Utah’s largest coal-fired power plant is headed to early retirement in 2025, but the Intermountain Power Project’s transition to natural gas and hydrogen could offset associated job losses suffered by the state’s flagging coal industry if it kickstarts a green-energy revolution in Utah.

That’s according to a new report by the Utah Foundation exploring the economic impact of the Intermountain Power Authority’s (IPA) plan, dubbed IPP Renewed, to move its 40-year-old Millard County plant away from the fossil fuel most closely associated with climate change.

Initially hydrogen would be mixed with NG.

At its startup, IPP Renewed is to burn a gas mixture containing 30% hydrogen. That would expand to 100% by 2045.

Wind and solar installation would power a process called electrolysis, which uses an electrical current to separate water into its constituent elements of oxygen and hydrogen, which would be stored in salt caverns that have been hollowed out on nearby state trust lands.

it’s important to note that this coal plant will also be partially replaced with solar/wind which will use the same transmission line that currently moved coal-based electricity to LA.
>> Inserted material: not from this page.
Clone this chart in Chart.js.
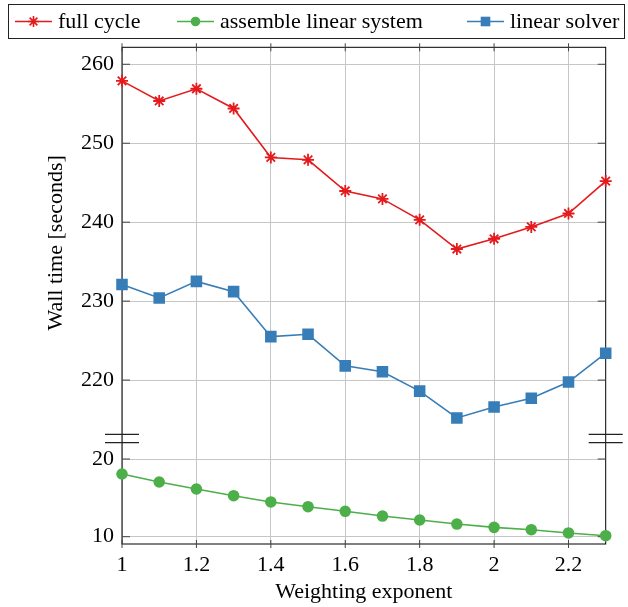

According to IPA’s annual report, at 840 megawatts, the new gas-powered plant’s capacity will be far smaller than the current plant’s output, and it will generate much less power than the 2,400 megawatts the current power line to southern California can carry.

“This will result in unused capacity on the transmission lines that could perhaps be filled through other electricity generation projects,” Utah Foundation report says. “It is expected that much of this new electricity generation would be renewable sources such as wind and solar.”

Already, the line carries 300 megawatts of wind-generated power and many additional renewable energy projects are under development, looking for access to the more than 1,000 megawatts of transmission capacity that will remain after the coal generators are retired, according to IPA’s 2020 annual report.